Она что-то переписывала из одной большой тетради в другую большую тетрадь. Лицо у нее было заплаканное, а глаза ненакрашенные. Оттого что ресницы были светлые, их не было заметно, и веки казались голыми.
— У нас дети. Это опасно, — объяснила секретарша.
— Это же ценность, — растолковал ей Дима.
— Мы не можем держать у себя ценность.
— А где директор? — спросил Дима.
— Нет его.
— А где он?
— Где, где… Нету — и все. А зачем он вам?
— Поговорить.
— А что говорить-то? Я вам объяснила — и все.
Когда с Димой грубо разговаривали, он очень робел и от робости сам становился некорректным.
— Нет, не все, — сказал он.
— Странный вы какой-то, ей-богу, — поделилась секретарша. — Сначала вам нужен тигр, потом вам не нужен тигр. Делать вам, что ли, нечего? Мне бы ваши заботы.
Она выдвинула маленький ящичек и вытащила оттуда третью большую тетрадь. Видимо, Димины заботы казались ей праздными по сравнению с ее собственными.
— Ну, что вы стоите? — спросила она.
— А что делать? — тихо пожаловался Дима. — Не могу же я сам его отравить…
— А зачем сам? Отведите в ветлечебницу.
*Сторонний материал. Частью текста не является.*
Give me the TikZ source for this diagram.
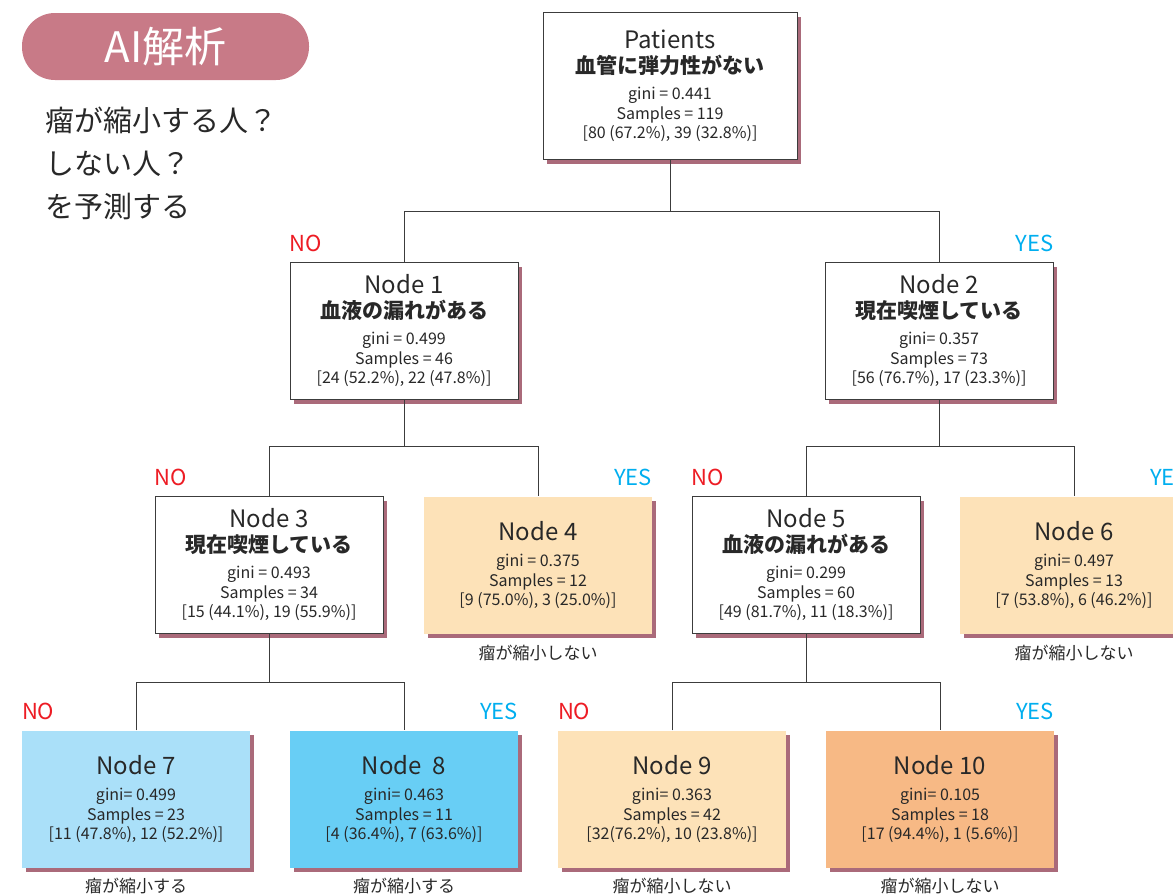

Его усыпят и все.
Когда человеку плохо, он бежит туда, где его любят, где ему верят.
Дима побежал к Ляле.
Волосы у нее на этот раз были желтые, рассыпанные по плечам. Если бы рядом с ней поставить Бриджит Бардо, было бы совершенно невозможно отличить: которая из них Бриджит, а которая Ляля.
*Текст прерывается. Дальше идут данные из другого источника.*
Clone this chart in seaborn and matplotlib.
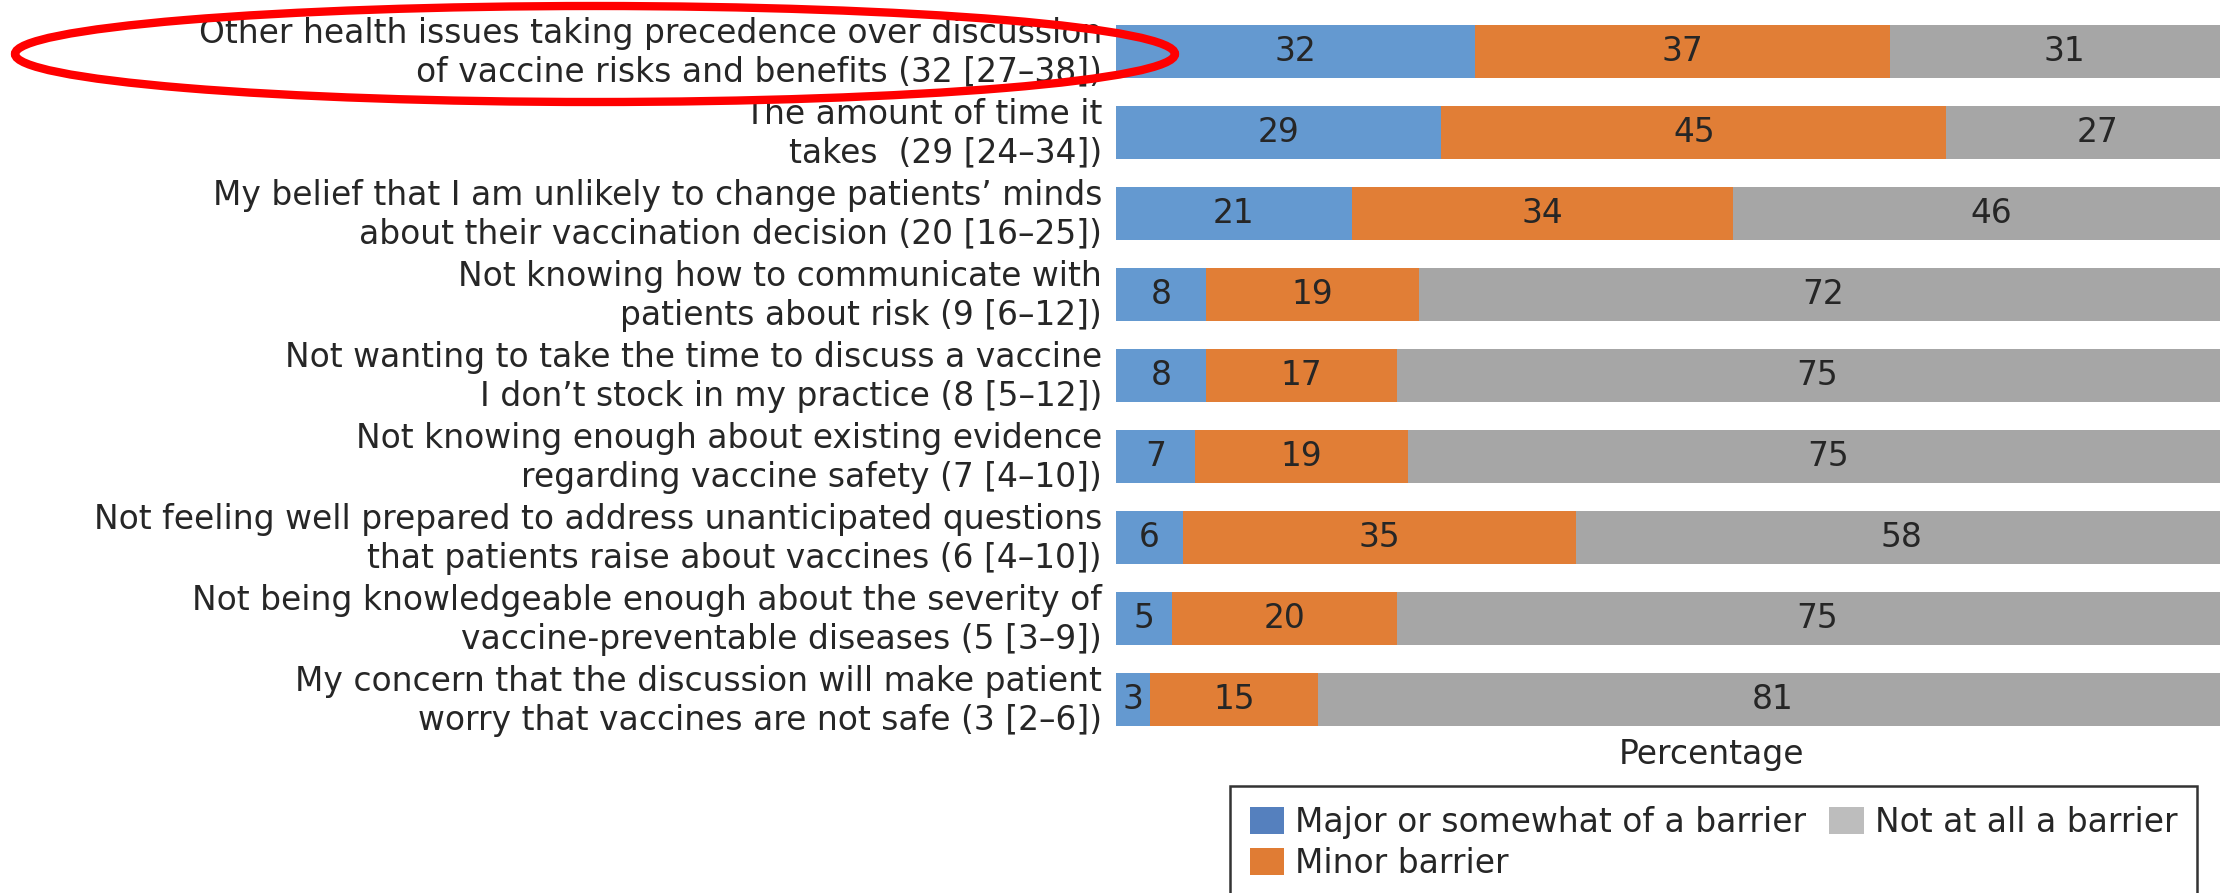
import matplotlib
matplotlib.use("Agg")
import matplotlib.pyplot as plt
from matplotlib.patches import Patch, Ellipse
from matplotlib.transforms import ScaledTranslation
import seaborn as sns
import pandas as pd
import numpy as np

categories = [
    "Other health issues taking precedence over discussion\nof vaccine risks and benefits (32 [27\u201338])",
    "The amount of time it\ntakes  (29 [24\u201334])",
    "My belief that I am unlikely to change patients\u2019 minds\nabout their vaccination decision (20 [16\u201325])",
    "Not knowing how to communicate with\npatients about risk (9 [6\u201312])",
    "Not wanting to take the time to discuss a vaccine\nI don\u2019t stock in my practice (8 [5\u201312])",
    "Not knowing enough about existing evidence\nregarding vaccine safety (7 [4\u201310])",
    "Not feeling well prepared to address unanticipated questions\nthat patients raise about vaccines (6 [4\u201310])",
    "Not being knowledgeable enough about the severity of\nvaccine-preventable diseases (5 [3\u20139])",
    "My concern that the discussion will make patient\nworry that vaccines are not safe (3 [2\u20136])",
]
major = [32, 29, 21, 8, 8, 7, 6, 5, 3]
minor = [37, 45, 34, 19, 17, 19, 35, 20, 15]
not_at_all = [31, 27, 46, 72, 75, 75, 58, 75, 81]
series_names = ["Major or somewhat of a barrier", "Minor barrier", "Not at all a barrier"]

sns.set_theme(style="white")
plt.rcParams["font.family"] = ["DejaVu Sans"]
FS = 23.7
TXT = "#262626"

df = pd.DataFrame({"label": categories, "major": major, "minor": minor, "none": not_at_all})
df["c1"] = df["major"]
df["c2"] = df["major"] + df["minor"]
df["c3"] = df["major"] + df["minor"] + df["none"]

BLUE = "#6499D0"
ORANGE = "#E17E36"
GRAY = "#A6A6A6"

fig = plt.figure(figsize=(22.2, 8.93), dpi=100)
ax = fig.add_axes([1116 / 2220, 1 - 740 / 893, 1122 / 2220, 729 / 893])

bw = 0.655
sns.barplot(data=df, x="c3", y="label", color=GRAY, width=bw, linewidth=0, saturation=1, orient="h", ax=ax, errorbar=None)
sns.barplot(data=df, x="c2", y="label", color=ORANGE, width=bw, linewidth=0, saturation=1, orient="h", ax=ax, errorbar=None)
sns.barplot(data=df, x="c1", y="label", color=BLUE, width=bw, linewidth=0, saturation=1, orient="h", ax=ax, errorbar=None)

ax.set_xlim(0, 100)
ax.set_ylim(len(categories) - 0.5, -0.5)
ax.set_xticks([])
for s in ax.spines.values():
    s.set_visible(False)
ax.tick_params(axis="y", length=0, pad=10, labelsize=FS, labelcolor=TXT)
shift = ScaledTranslation(0, 0.05, fig.dpi_scale_trans)
for t in ax.get_yticklabels():
    t.set_multialignment("right")
    t.set_linespacing(1.22)
    t.set_transform(t.get_transform() + shift)
ax.set_ylabel("")
ax.set_xlabel("Percentage", fontsize=FS, color=TXT)
ax.xaxis.set_label_coords(0.531, 0.003)

for i in range(len(categories)):
    segs = [(0, major[i]), (major[i], major[i] + minor[i]),
            (major[i] + minor[i], major[i] + minor[i] + not_at_all[i])]
    vals = [major[i], minor[i], not_at_all[i]]
    for (a, b), v in zip(segs, vals):
        ax.text((a + b) / 2, i, str(v), ha="center", va="center", fontsize=FS, color=TXT)

handles = [Patch(facecolor="#5580BE", edgecolor="none"),
           Patch(facecolor="#E07C34", edgecolor="none"),
           Patch(facecolor="#BDBDBD", edgecolor="none")]
leg = fig.legend(handles, series_names, loc="upper left",
                 bbox_to_anchor=(1230 / 2220, 1 - 786 / 893), bbox_transform=fig.transFigure,
                 ncol=2, fontsize=FS, frameon=True, fancybox=False, borderaxespad=0,
                 handlelength=1.05, handleheight=0.87, handletextpad=0.33, columnspacing=0.7,
                 labelspacing=0.24, borderpad=0.6)
leg.get_frame().set_edgecolor("black")
leg.get_frame().set_linewidth(1.8)
for t in leg.get_texts():
    t.set_color(TXT)

ell = Ellipse((595 / 2220, 1 - 54 / 893), 1160 / 2220, 96 / 893, transform=fig.transFigure,
              fill=False, edgecolor="#FF0000", linewidth=6, zorder=10)
fig.add_artist(ell)

fig.savefig("out.png", dpi=100)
День стоял весенний, и половина мостовой была сухая, яркая, а другая половина находилась в тени, асфальт там был влажный и темный.
Дима стоял на солнечной стороне. Привалившись к водосточной трубе, слушал лицом теплое солнце и чувствовал такую усталость, будто он пронес по городу тяжелые чемоданы.
— Я понимаю тебя, — печально проговорила Ляля и провела ладошкой по худой Диминой щеке. Она понимала его и жалела. Это была настоящая женщина. — Заведи себе другую мечту.
— Но это предательство! — воскликнул Дима и сложил три пальца вместе, будто собирался молиться.
— Почему предательство? — удивилась Ляля. — Осуществленная мечта уже не мечта.
— Если я не сохраню тигра, я не знаю, как это объяснить, но от меня уйдет лучшая часть меня.
— А если ты его сохранишь, он вырастет и сожрет тебя. И от тебя вообще ничего не останется.
Лялина ладонь показалась Диме холодной и жесткой. Он снял ее со щеки, потом приподнял плечо и ветер щеку о плечо.
Ветлечебница ничем не отличалась от человеческой поликлиники, и Дима почувствовал себя в привычной обстановке.
Он снял в гардеробе пальто, потом подошел к окошечку, над которым было написано «Справочное».
— Вы первый раз? — спросили в справочном.
— Первый, — сказал Дима. — И последний.
— Это нас не интересует, — строго заметили в справочном. — Обратитесь в регистратуру, на вас заведут карточку.
Дима сделал два шага вправо и сунул голову в окошечко рядом.
— Кличка… — спросила регистраторша. Здесь говорили конспективно и коротко. Только о главном.
— Чья? — не понял Дима.
— Как вы думаете, чья? Не ваша, конечно…
Дима смутился.
— Тигр, — сказал он.
— Кот?
— Тигр, — повторил Дима.
— Я спрашиваю: кот или кошка?
— Из семейства кошачьих, — неопределенно ответил Дима. Регистраторша подняла на него глаза. Дима молчал, она пожала плечами и что-то пометила в карточке.
— Фамилия?
— Чья?
— Ну не кошки, конечно. Ваша.
— Коростышевский.
— Тигр Коростышевский, — продиктовала себе регистраторша и протянула Диме талон.